Ethereum, since its inception, has presented itself as more than just a blockchain—it’s a platform for decentralized innovation, underpinned by a meticulously crafted system of cryptographic, structural, and computational data types and structures. In our deep dive, we’ve ventured through various intricate data components that collectively power this groundbreaking platform. Let’s distill what we’ve learned:
Merkle Trees and Patricia Tries: At the very heart of Ethereum’s data integrity and efficient verification mechanisms lie the Merkle Trees and the Merkle Patricia Tries. Their hierarchical, tree-structured approach not only ensures that data is tamper-proof but also optimizes the way data is retrieved and verified. The Merkle Patricia Tree, especially, showcases Ethereum’s commitment to blending established concepts to tailor-fit the unique needs of a decentralized platform. The result is an efficient state representation that can handle accounts, storage, and transactions.
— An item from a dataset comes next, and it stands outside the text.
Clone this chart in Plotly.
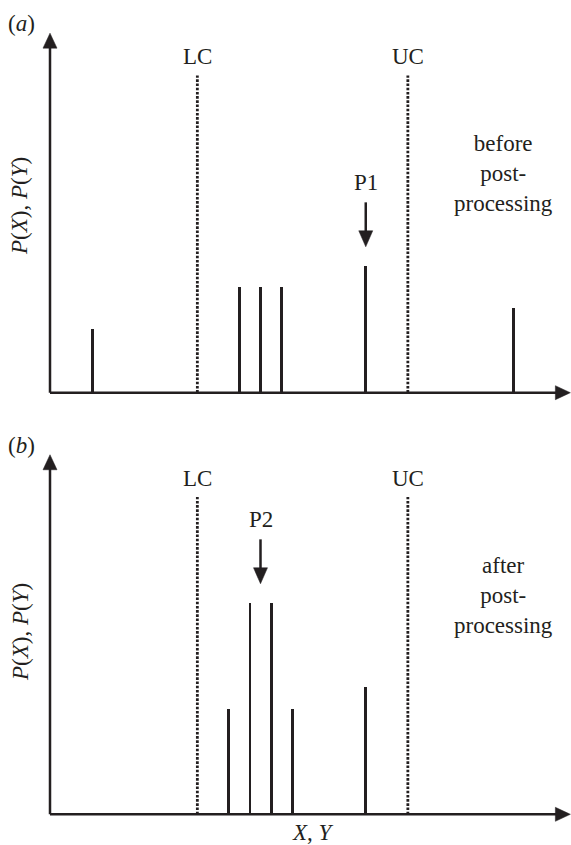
import plotly.graph_objects as go

# ---------------- data ----------------
top_x = [2, 9, 10, 11, 15, 22]
top_h = [1.5, 2.5, 2.5, 2.5, 3.0, 2.0]
bot_x = [8.5, 9.5, 10.5, 11.5, 15]
bot_h = [2.5, 5.0, 5.0, 2.5, 3.0]
cut_x = [7, 17]            # LC, UC
cut_labels = ["LC", "UC"]
cut_top = 7.5
peak_top = {"label": "P1", "x": 15, "h": 3.0}
peak_bot = {"label": "P2", "x": 10, "h": 5.0}
note_top = "before<br>post-<br>processing"
note_bot = "after<br>post-<br>processing"
ylabel = "<i>P</i>(<i>X</i>), <i>P</i>(<i>Y</i>)"
xlabel = "<i>X</i>, <i>Y</i>"

W, H = 571, 845
INK = "#231f20"
FONT = "Liberation Serif"
FS = 23

X_AXIS_END = 24.72
Y_AXIS_END = 8.5

fig = go.Figure()

# axes: px per unit x = 21.05, y = 42.3
xr = [-50 / 21.05, (W - 50) / 21.05]
yr_top = [(392.7 - 420) / 42.3, (392.7 - 20) / 42.3]
yr_bot = [(814.3 - 845) / 42.3, (814.3 - 440) / 42.3]

common_ax = dict(visible=False, showgrid=False, zeroline=False, fixedrange=True)
fig.update_layout(
    width=W, height=H,
    margin=dict(l=0, r=0, t=0, b=0),
    paper_bgcolor="white", plot_bgcolor="white",
    showlegend=False,
    bargap=0,
    xaxis=dict(domain=[0, 1], range=xr, anchor="y", **common_ax),
    yaxis=dict(domain=[(H - 420) / H, (H - 20) / H], range=yr_top, anchor="x", **common_ax),
    xaxis2=dict(domain=[0, 1], range=xr, anchor="y2", **common_ax),
    yaxis2=dict(domain=[0, (H - 440) / H], range=yr_bot, anchor="x2", **common_ax),
    font=dict(family=FONT, size=FS, color=INK),
)

panels = [
    ("x", "y", top_x, top_h, peak_top, note_top, "(<i>a</i>)", 23, 206),
    ("x2", "y2", bot_x, bot_h, peak_bot, note_bot, "(<i>b</i>)", 445, 632),
]

TXT = dict(size=FS, family=FONT, color=INK)

for xa, ya, bx, bh, peak, note, tag, tag_py, ylab_py in panels:
    # bars
    fig.add_trace(go.Bar(x=bx, y=bh, width=0.14, marker=dict(color=INK, line=dict(width=0)),
                         xaxis=xa, yaxis=ya, hoverinfo="skip"))
    # LC / UC dotted lines
    for cx, lab in zip(cut_x, cut_labels):
        fig.add_trace(go.Scatter(x=[cx, cx], y=[0, cut_top], mode="lines",
                                 line=dict(color=INK, width=2.8, dash="2.6px,1.6px"),
                                 xaxis=xa, yaxis=ya, hoverinfo="skip"))
        fig.add_annotation(x=cx, y=cut_top + 0.44, xref=xa, yref=ya, text=lab,
                           xanchor="center", yanchor="middle",
                           showarrow=False, font=TXT)
    # axis lines
    fig.add_shape(type="line", xref=xa, yref=ya, x0=0, y0=0, x1=0, y1=Y_AXIS_END - 12 / 42.3,
                  line=dict(color=INK, width=2.5))
    fig.add_shape(type="line", xref=xa, yref=ya, x0=0, y0=0, x1=X_AXIS_END - 12 / 21.05, y1=0,
                  line=dict(color=INK, width=2.5))
    # axis arrowheads
    fig.add_shape(type="path", xref=xa, yref=ya, xsizemode="pixel", ysizemode="pixel",
                  xanchor=0, yanchor=Y_AXIS_END, path="M-7,-15 L7,-15 L0,0 Z",
                  fillcolor=INK, line=dict(color=INK, width=0.5))
    fig.add_shape(type="path", xref=xa, yref=ya, xsizemode="pixel", ysizemode="pixel",
                  xanchor=X_AXIS_END, yanchor=0, path="M-15,-7 L-15,7 L0,0 Z",
                  fillcolor=INK, line=dict(color=INK, width=0.5))
    # peak arrow
    tip = peak["h"] + 0.45
    fig.add_shape(type="line", xref=xa, yref=ya, x0=peak["x"], y0=tip + 1.05,
                  x1=peak["x"], y1=tip + 12 / 42.3, line=dict(color=INK, width=2.5))
    fig.add_shape(type="path", xref=xa, yref=ya, xsizemode="pixel", ysizemode="pixel",
                  xanchor=peak["x"], yanchor=tip, path="M-7,16 L7,16 L0,0 Z",
                  fillcolor=INK, line=dict(color=INK, width=0.5))
    fig.add_annotation(x=peak["x"], y=tip + 1.52, xref=xa, yref=ya, text=peak["label"],
                       xanchor="center", yanchor="middle", showarrow=False, font=TXT)
    # note text
    fig.add_annotation(x=21.52, y=5.18, xref=xa, yref=ya, text=note,
                       xanchor="center", yanchor="middle",
                       showarrow=False, align="center", font=TXT)
    # panel tag
    fig.add_annotation(x=21 / W, y=1 - tag_py / H, xref="paper", yref="paper", text=tag,
                       xanchor="center", yanchor="middle", showarrow=False, font=TXT)
    # y label
    fig.add_annotation(x=20 / W, y=1 - ylab_py / H, xref="paper", yref="paper", text=ylabel,
                       xanchor="center", yanchor="middle",
                       textangle=-90, showarrow=False, font=TXT)

# x label
fig.add_annotation(x=313 / W, y=1 - 832 / H, xref="paper", yref="paper", text=xlabel,
                   xanchor="center", yanchor="middle", showarrow=False, font=TXT)

fig.write_html("out.html")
Bloom Filters: These probabilistic data structures might seem counterintuitive at first glance—after all, why introduce something that might give false positives? Yet, their genius lies in their ability to quickly sift through vast amounts of log data, pinpointing potential matches with minimal computational overhead. Their inclusion underscores Ethereum’s design philosophy: pragmatic efficiency.
LevelDB & RLP: Ethereum’s choice of LevelDB for its underlying data storage is a testament to the platform’s emphasis on performance. Leveraging LevelDB’s strengths in read-write operations ensures that Ethereum can manage its burgeoning ledger without significant slowdowns. Complementing this is the Recursive Length Prefix (RLP) encoding—a method that represents the platform’s push for compactness, ensuring data, no matter how nested, can be serialized in a concise manner.
The Bigger Picture: While the aforementioned data structures and types form the bedrock of Ethereum’s current iteration, the ecosystem’s evolution is ceaseless. Ethereum 2.0, with its transition to Proof-of-Stake and the introduction of shard chains, hints at the potential adaptation or introduction of new data structures. The persistent quest for scalability, reduced energy consumption, and enhanced throughput could usher in fresh technical approaches, each more ingenious than the last.
In essence, to understand Ethereum is to appreciate the intricate ballet of these technical components working in harmony. They don’t merely support the platform—they define its very character, capabilities, and potential. For developers, investors, and enthusiasts, a deep understanding of these underpinnings isn’t just academic; it’s fundamental to truly grasp the capabilities and future trajectory of Ethereum in the blockchain universe. As Ethereum continues to evolve, so too will its technical foundations, and we’ll be here, eager and ready, to decipher its every nuance.